Circa 850 milioni di cinesi sono al livello più basso della società e richiedono istruzione ed energia. Marieni ha risposto che la transizione energetica in Cina è tecnologicamente possibile. Gli investimenti in energie rinnovabili come l’energia solare o eolica sono enormi e superano di molte volte quelli degli Stati Uniti.

Chi ascoltava era d’accordo su un fatto: il cambiamento climatico è un rischio grave per la sicurezza che richiede uno sforzo congiunto dei maggiori emettitori del mondo: Stati Uniti, Cina e Unione Europea. “Dobbiamo lavorare insieme per creare una convergenza sulla protezione del clima”, hanno fatto eco dal pubblico. La Cina, come sistema autocratico, ha una enorme capacità di reazione/implementazione. Qui, le voci del pubblico hanno auspicato che anche i sistemi democratici entrino nella transizione energetica con più slancio.
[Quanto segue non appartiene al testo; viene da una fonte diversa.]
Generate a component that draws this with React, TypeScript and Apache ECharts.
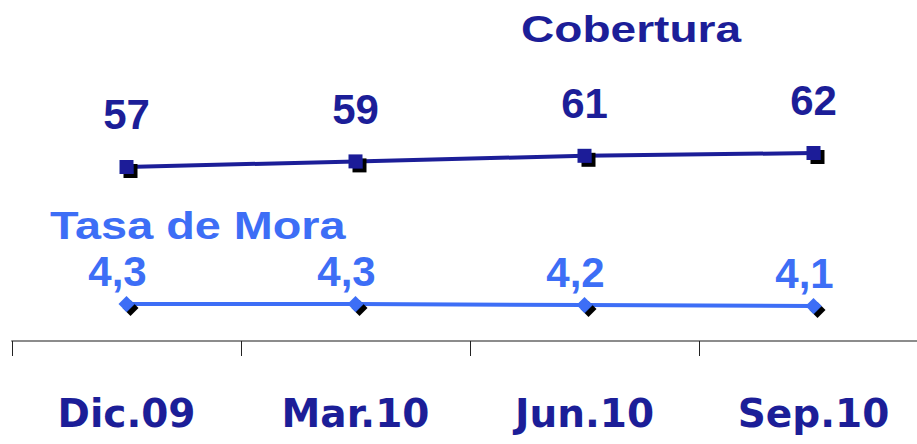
import React, { useEffect, useRef } from "react";
import * as echarts from "echarts";

const categories = ["Dic.09", "Mar.10", "Jun.10", "Sep.10"];
const cobertura = [57, 59, 61, 62];
const tasaMora = [4.3, 4.3, 4.2, 4.1];
const seriesNames = ["Cobertura", "Tasa de Mora"];

const NAVY = "#1c1e98";
const BLUE = "#3d6ef6";

export default function App() {
  const ref = useRef<HTMLDivElement>(null);
  useEffect(() => {
    if (!ref.current) return;
    const chart = echarts.init(ref.current, undefined, { renderer: "svg" });
    chart.setOption({
      animation: false,
      backgroundColor: "#ffffff",
      grid: { left: 12, right: -11, top: 0, bottom: 103, containLabel: false, outerBoundsMode: "none" },
      graphic: [
        {
          type: "text",
          x: 521,
          y: 30,
          scaleX: 1.28,
          style: {
            text: seriesNames[0],
            fill: NAVY,
            font: "bold 36px 'Liberation Sans', Arial, sans-serif",
            textAlign: "left",
            textVerticalAlign: "middle",
          },
        },
        {
          type: "text",
          x: 50,
          y: 225,
          scaleX: 1.2,
          style: {
            text: seriesNames[1],
            fill: BLUE,
            font: "bold 39px 'Liberation Sans', Arial, sans-serif",
            textAlign: "left",
            textVerticalAlign: "middle",
          },
        },
      ],
      xAxis: {
        type: "category",
        data: categories,
        boundaryGap: true,
        axisLine: { show: true, onZero: false, lineStyle: { color: "#8c8c8c", width: 2 } },
        axisTick: { show: true, length: 15, lineStyle: { color: "#222222", width: 1 } },
        axisLabel: {
          margin: 53,
          color: NAVY,
          fontFamily: "'DejaVu Sans', sans-serif",
          fontWeight: "bold",
          fontSize: 39,
        },
        splitLine: { show: false },
      },
      yAxis: [
        { type: "value", show: false, min: -5.14, max: 116.64, splitLine: { show: false } },
        { type: "value", show: false, min: 0.6, max: 34.7, splitLine: { show: false } },
      ],
      series: [
        {
          name: seriesNames[0],
          type: "line",
          yAxisIndex: 0,
          data: cobertura,
          symbol: "rect",
          symbolSize: 14,
          lineStyle: { color: NAVY, width: 4 },
          itemStyle: { color: NAVY, shadowColor: "#000000", shadowBlur: 0, shadowOffsetX: 4, shadowOffsetY: 4 },
          label: {
            show: true,
            position: "top",
            distance: 24,
            color: NAVY,
            fontFamily: "'Liberation Sans', Arial, sans-serif",
            fontWeight: "bold",
            fontSize: 42,
          },
        },
        {
          name: seriesNames[1],
          type: "line",
          yAxisIndex: 1,
          data: tasaMora,
          symbol: "diamond",
          symbolSize: 16,
          lineStyle: { color: BLUE, width: 4 },
          itemStyle: { color: BLUE, shadowColor: "#000000", shadowBlur: 0, shadowOffsetX: 4, shadowOffsetY: 4 },
          label: {
            show: true,
            position: "top",
            distance: 4,
            offset: [-9, 0],
            color: BLUE,
            fontFamily: "'Liberation Sans', Arial, sans-serif",
            fontWeight: "bold",
            fontSize: 42,
            formatter: (p: any) => String(p.value).replace(".", ","),
          },
        },
      ],
    });
    return () => chart.dispose();
  }, []);
  return <div ref={ref} style={{ width: 917, height: 444, position: "absolute", left: 0, top: 0 }} />;
}
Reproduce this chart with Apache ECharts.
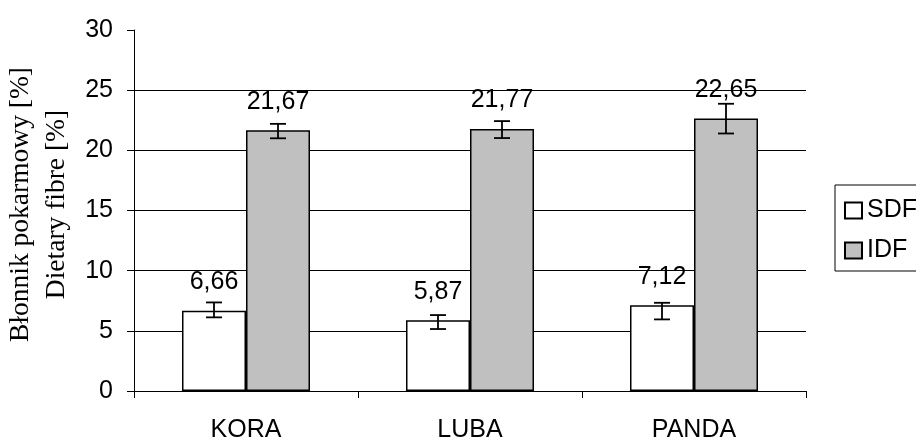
<!DOCTYPE html>
<html>
<head>
<meta charset="utf-8">
<script src="https://cdn.jsdelivr.net/npm/echarts@6/dist/echarts.min.js"></script>
<style>
  html, body { margin: 0; padding: 0; background: #fff; }
  #chart { width: 916px; height: 438px; }
</style>
</head>
<body>
<div id="chart"></div>
<script>
// varieties and measured values (Błonnik pokarmowy / dietary fibre)
const categories = ['KORA', 'LUBA', 'PANDA'];
const sdfValues = [6.66, 5.87, 7.12];
const idfValues = [21.67, 21.77, 22.65];
// error bar ends [low, high]
const sdfErrors = [[6.12, 7.36], [5.15, 6.31], [5.95, 7.33]];
const idfErrors = [[21.0, 22.2], [21.02, 22.43], [21.4, 23.87]];
const yTicks = [0, 5, 10, 15, 20, 25, 30];

const font = '"Liberation Sans", Arial, sans-serif';
const barW = 64;

function fmt(v) {
    return v.toFixed(2).replace('.', ',');
}

// I-beam error bar drawn at offset from category centre
function errorBar(offset) {
    return function (params, api) {
        const idx = api.value(0);
        const lo = api.coord([idx, api.value(1)]);
        const hi = api.coord([idx, api.value(2)]);
        const x = lo[0] + offset;
        const half = 8;
        const style = { stroke: '#000', lineWidth: 1.8 };
        return {
            type: 'group',
            children: [
                { type: 'line', shape: { x1: x, y1: lo[1], x2: x, y2: hi[1] }, style: style },
                { type: 'line', shape: { x1: x - half, y1: lo[1], x2: x + half, y2: lo[1] }, style: style },
                { type: 'line', shape: { x1: x - half, y1: hi[1], x2: x + half, y2: hi[1] }, style: style }
            ]
        };
    };
}

var chart = echarts.init(document.getElementById('chart'), null, { renderer: 'canvas' });
var option = {
    animation: false,
    grid: { left: 134, right: 110, top: 30, bottom: 47, outerBoundsMode: 'none', containLabel: false },
    legend: {
        orient: 'vertical',
        left: 835,
        top: 185,
        padding: [13, 40, 8, 9],
        icon: 'rect',
        itemWidth: 17,
        itemHeight: 16,
        itemGap: 15,
        borderColor: '#000',
        borderWidth: 1,
        textStyle: { fontFamily: font, fontSize: 25, color: '#000' },
        data: ['SDF', 'IDF']
    },
    xAxis: {
        type: 'category',
        data: categories,
        axisLine: { lineStyle: { color: '#000', width: 1 } },
        axisTick: { show: true, length: 7, lineStyle: { color: '#000' } },
        axisLabel: { margin: 27, fontFamily: font, fontSize: 25, color: '#000' }
    },
    yAxis: {
        type: 'value',
        min: yTicks[0],
        max: yTicks[yTicks.length - 1],
        interval: 5,
        name: 'Błonnik pokarmowy [%]\nDietary fibre [%]',
        nameLocation: 'middle',
        nameRotate: 90,
        nameGap: 87,
        nameTextStyle: {
            fontFamily: '"Liberation Serif", "Times New Roman", serif',
            fontSize: 27.5,
            lineHeight: 36,
            color: '#000',
            align: 'center',
            verticalAlign: 'middle',
            padding: [0, 0, 0, 12]
        },
        axisLine: { show: true, lineStyle: { color: '#000', width: 1 } },
        axisTick: { show: true, length: 7, lineStyle: { color: '#000' } },
        axisLabel: { margin: 21, fontFamily: font, fontSize: 25, color: '#000' },
        splitLine: {
            show: true,
            showMaxLine: false,
            lineStyle: { color: '#000', width: 1 }
        }
    },
    series: [
        {
            name: 'SDF',
            type: 'bar',
            data: sdfValues,
            barWidth: barW,
            barGap: '0%',
            itemStyle: { color: '#fff', borderColor: '#000', borderWidth: 1.5 },
            label: {
                show: true, position: 'top', distance: 16,
                fontFamily: font, fontSize: 25, color: '#000',
                formatter: function (p) { return fmt(p.value); }
            },
            z: 2
        },
        {
            name: 'IDF',
            type: 'bar',
            data: idfValues,
            barWidth: barW,
            barGap: '0%',
            itemStyle: { color: '#c0c0c0', borderColor: '#000', borderWidth: 1.5 },
            label: {
                show: true, position: 'top', distance: 16,
                fontFamily: font, fontSize: 25, color: '#000',
                formatter: function (p) { return fmt(p.value); }
            },
            z: 2
        },
        {
            name: 'SDF err',
            type: 'custom',
            renderItem: errorBar(-barW / 2),
            data: sdfErrors.map(function (e, i) { return [i, e[0], e[1]]; }),
            encode: { x: 0, y: [1, 2] },
            z: 5,
            silent: true
        },
        {
            name: 'IDF err',
            type: 'custom',
            renderItem: errorBar(barW / 2),
            data: idfErrors.map(function (e, i) { return [i, e[0], e[1]]; }),
            encode: { x: 0, y: [1, 2] },
            z: 5,
            silent: true
        }
    ]
};
option && chart.setOption(option);
</script>
</body>
</html>
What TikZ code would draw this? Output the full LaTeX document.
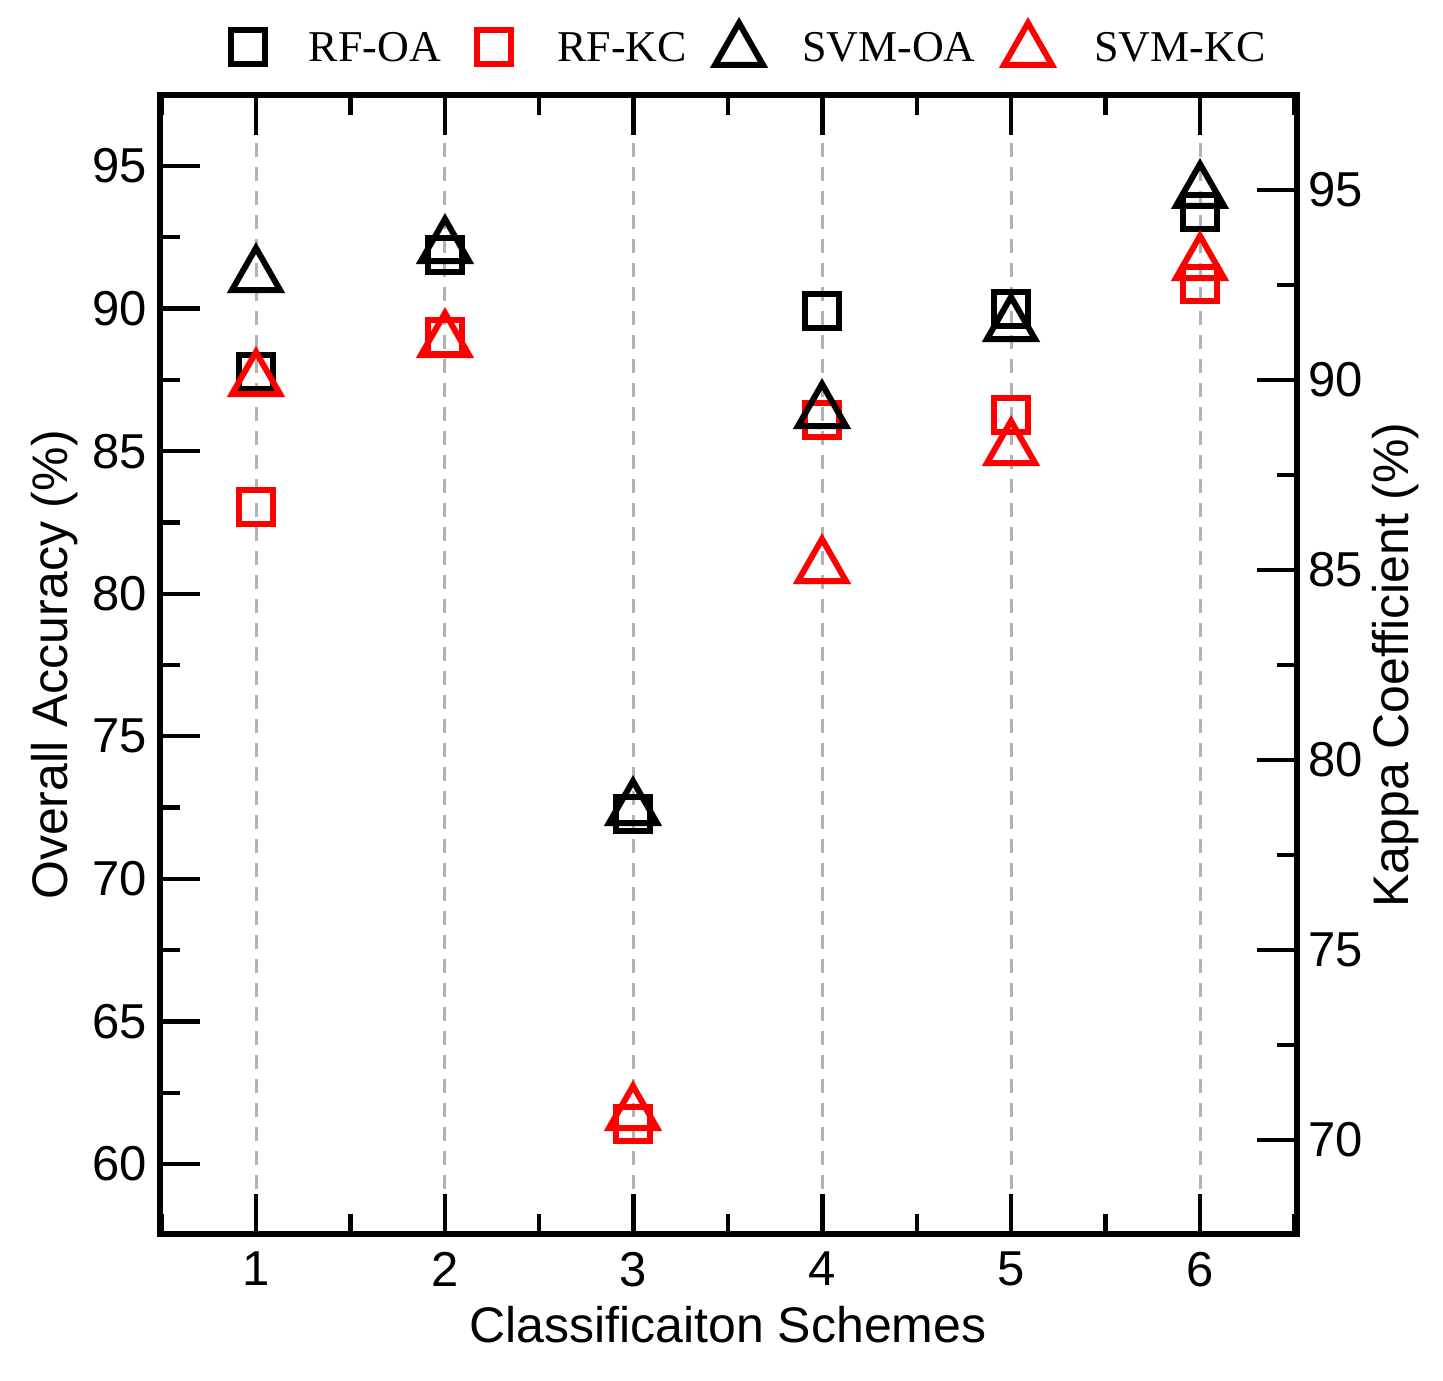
\documentclass[tikz,border=0pt]{standalone}
\usepackage{fontspec}
\setmainfont{Liberation Sans}
\newfontfamily\legfont{Liberation Serif}
\begin{document}
\begin{tikzpicture}[x=0.5pt,y=-0.5pt,
  sq/.style={line width=3pt},
  tri/.style={line width=3pt,line join=miter},
  tick/.style={line width=2.2pt},
  num/.style={font=\fontsize{24.5}{28}\selectfont},
  lab/.style={font=\fontsize{25}{28}\selectfont},
  leg/.style={font=\legfont\fontsize{22}{26}\selectfont}]
\useasboundingbox (0,0) rectangle (1443,1380);
% grid
\foreach \i in {0,...,5} {
  \pgfmathsetmacro\xx{256+188.8*\i}
  \draw[gray!60,line width=1.5pt,dash pattern=on 7pt off 5pt] (\xx,95) -- (\xx,1234);
  \draw[tick] (\xx,1234) -- (\xx,1194);
  \draw[tick] (\xx,95) -- (\xx,135);
  \node[num,anchor=north] (bx\i) at (\xx,1245) {\pgfmathparse{int(\i+1)}\pgfmathresult};
}
\foreach \i in {0,...,6} {
  \pgfmathsetmacro\xx{256+188.8*\i-94.4}
  \draw[tick] (\xx,1234) -- (\xx,1214);
  \draw[tick] (\xx,95) -- (\xx,115);
}
% left axis
\foreach \v in {60,65,...,95} {
  \pgfmathsetmacro\yy{1164-28.514*(\v-60)}
  \draw[tick] (160,\yy) -- (200,\yy);
  \node[num,anchor=east] (l\v) at (154,\yy) {\v};
}
\foreach \v in {62.5,67.5,...,97.5} {
  \pgfmathsetmacro\yy{1164-28.514*(\v-60)}
  \draw[tick] (160,\yy) -- (180,\yy);
}
% right axis
\foreach \v in {70,75,...,95} {
  \pgfmathsetmacro\yy{1140-38*(\v-70)}
  \draw[tick] (1297,\yy) -- (1257,\yy);
  \node[num,anchor=west] (r\v) at (1301,\yy) {\v};
}
\foreach \v in {67.5,72.5,...,97.5} {
  \pgfmathsetmacro\yy{1140-38*(\v-70)}
  \draw[tick] (1297,\yy) -- (1277,\yy);
}
\draw[line width=3pt] (160,95) rectangle (1297,1234);
% labels
\node[lab,rotate=90] (yl) at (55,665) {Overall Accuracy (\%)};
\node[lab,rotate=90] (yr) at (1396,665) {Kappa Coefficient (\%)};
\node[lab] (xl) at (728,1325) {Classificaiton Schemes};
% markers
\newcommand\msq[3]{\draw[sq,#3] (#1-17,#2-17) rectangle (#1+17,#2+17);}
\newcommand\mtri[3]{\draw[tri,#3] (#1-24,#2+18) -- (#1+24,#2+18) -- (#1,#2-24) -- cycle;}
\msq{256}{372}{black}\msq{445}{255}{black}\msq{633}{814}{black}\msq{822}{311}{black}\msq{1011}{309}{black}\msq{1200}{212}{black}
\msq{256}{507}{red}\msq{445}{337}{red}\msq{633}{1124}{red}\msq{822}{420}{red}\msq{1011}{415}{red}\msq{1200}{284}{red}
\mtri{256}{272}{black}\mtri{445}{243}{black}\mtri{633}{805}{black}\mtri{822}{408}{black}\mtri{1011}{321}{black}\mtri{1200}{188}{black}
\mtri{256}{376}{red}\mtri{445}{337}{red}\mtri{633}{1110}{red}\mtri{822}{563}{red}\mtri{1011}{445}{red}\mtri{1200}{260}{red}
% legend
\msq{248}{47}{black}\msq{494}{47}{red}\mtri{739}{47}{black}\mtri{1028}{47}{red}
\node[leg] (k1) at (375,47) {RF-OA};
\node[leg] (k2) at (622,47) {RF-KC};
\node[leg] (k3) at (889,47) {SVM-OA};
\node[leg] (k4) at (1180,47) {SVM-KC};
\end{tikzpicture}
\end{document}
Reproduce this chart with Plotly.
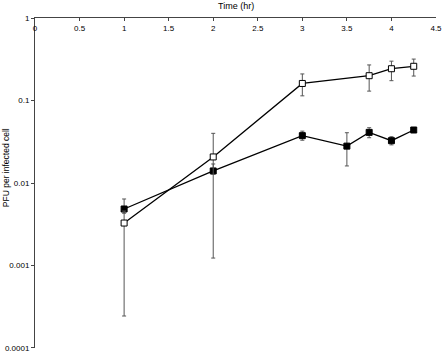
import plotly.graph_objects as go

time_open = [1, 2, 3, 3.75, 4, 4.25]
pfu_open = [0.00327, 0.0207, 0.161, 0.20, 0.243, 0.26]
err_open_plus = [0.0013, 0.0193, 0.049, 0.07, 0.057, 0.058]
err_open_minus = [0.003026, 0.008, 0.047, 0.07, 0.069, 0.062]

time_filled = [1, 2, 3, 3.5, 3.75, 4, 4.25]
pfu_filled = [0.00484, 0.014, 0.0375, 0.028, 0.0411, 0.0326, 0.0439]
err_filled_plus = [0.00156, 0.003, 0.005, 0.0127, 0.0057, 0.0038, 0.0]
err_filled_minus = [0.00054, 0.01277, 0.0045, 0.0119, 0.0057, 0.0036, 0.0]

ytick_vals = [0.0001, 0.001, 0.01, 0.1, 1]
ytick_text = ["0.0001", "0.001", "0.01", "0.1", "1"]
xtick_vals = [0, 0.5, 1, 1.5, 2, 2.5, 3, 3.5, 4, 4.5]
xtick_text = ["0", "0.5", "1", "1.5", "2", "2.5", "3", "3.5", "4", "4.5"]

font = "Liberation Sans, Arial, sans-serif"

fig = go.Figure()
fig.add_trace(go.Scatter(
    x=time_filled, y=pfu_filled, mode="lines+markers",
    line=dict(color="black", width=1.3),
    marker=dict(symbol="square", size=6, color="black", line=dict(color="black", width=1)),
    error_y=dict(type="data", symmetric=False, array=err_filled_plus, arrayminus=err_filled_minus,
                 color="#555555", thickness=1, width=2),
    showlegend=False,
))
fig.add_trace(go.Scatter(
    x=time_open, y=pfu_open, mode="lines+markers",
    line=dict(color="black", width=1.3),
    marker=dict(symbol="square", size=6, color="white", line=dict(color="black", width=1)),
    error_y=dict(type="data", symmetric=False, array=err_open_plus, arrayminus=err_open_minus,
                 color="#555555", thickness=1, width=2),
    showlegend=False,
))

fig.update_layout(
    width=444, height=355,
    margin=dict(l=35, r=8, t=18, b=7),
    paper_bgcolor="white", plot_bgcolor="white",
    font=dict(family=font, size=8, color="black"),
    xaxis=dict(
        side="top", range=[0, 4.5], tickvals=xtick_vals, ticktext=xtick_text,
        ticks="inside", ticklen=3, tickcolor="#444",
        ticklabelstandoff=-17, automargin=False,
        showline=True, linecolor="#444", linewidth=1, showgrid=False, zeroline=False,
    ),
    yaxis=dict(
        type="log", range=[-4.0005, 0.0005], tickvals=ytick_vals, ticktext=ytick_text,
        ticks="outside", ticklen=3, tickcolor="#444", automargin=False,
        showline=True, linecolor="#444", linewidth=1, showgrid=False, zeroline=False,
    ),
    annotations=[
        dict(text="Time (hr)", xref="paper", yref="paper", x=0.5, y=1, yshift=12,
             showarrow=False, font=dict(size=9, family=font), yanchor="middle"),
        dict(text="PFU per infected cell", xref="paper", yref="paper", x=0, xshift=-29, y=0.545,
             showarrow=False, textangle=-90, font=dict(size=8.5, family=font),
             xanchor="center", yanchor="middle"),
    ],
)

fig.write_html("out.html", config={"displayModeBar": False},
               post_script="document.body.style.margin='0';")
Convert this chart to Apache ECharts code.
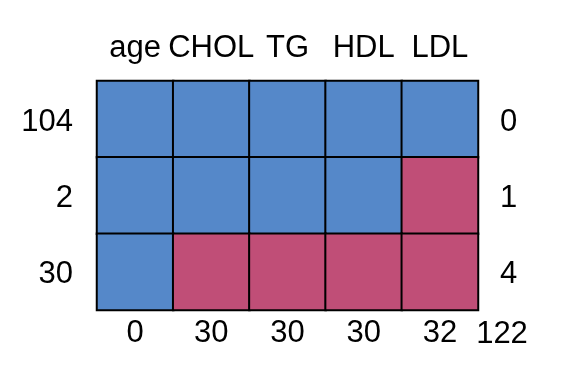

Ma si è parlato anche delle conseguenze del cambiamento climatico: “Dobbiamo ripensare la nostra difesa”, ha detto Marieni. Solo entro il 2050 si prevedono 250 milioni di rifugiati climatici, secondo dati della Banca Mondiale. Secondo il Generale Gert-Johannes Hagemann (ora in pensione), che da ultimo è stato Deputy Commander dei NATO Rapid Deployable Corps Headquarters in Francia, il numero dei migranti climatici sarà molto maggiore. Il Sahel sarà inabitabile con temperature di oltre 50 gradi. Le crisi e i conflitti aumenteranno.

Una stretta cooperazione dei paesi industrializzati e la costituzione di alleanze, così come un trasferimento di tecnologia globale per quanto riguarda l’energia pulita, sono necessari. Nessuno può risolvere il problema da solo. La Cina sta rispondendo all’impatto del cambiamento climatico sulla sicurezza nazionale con un approccio civile-militare rafforzato (military-civil fusion). Anche le forze armate cinesi dovrebbero partecipare al processo di trasformazione verso un esercito basato sulle energie rinnovabili.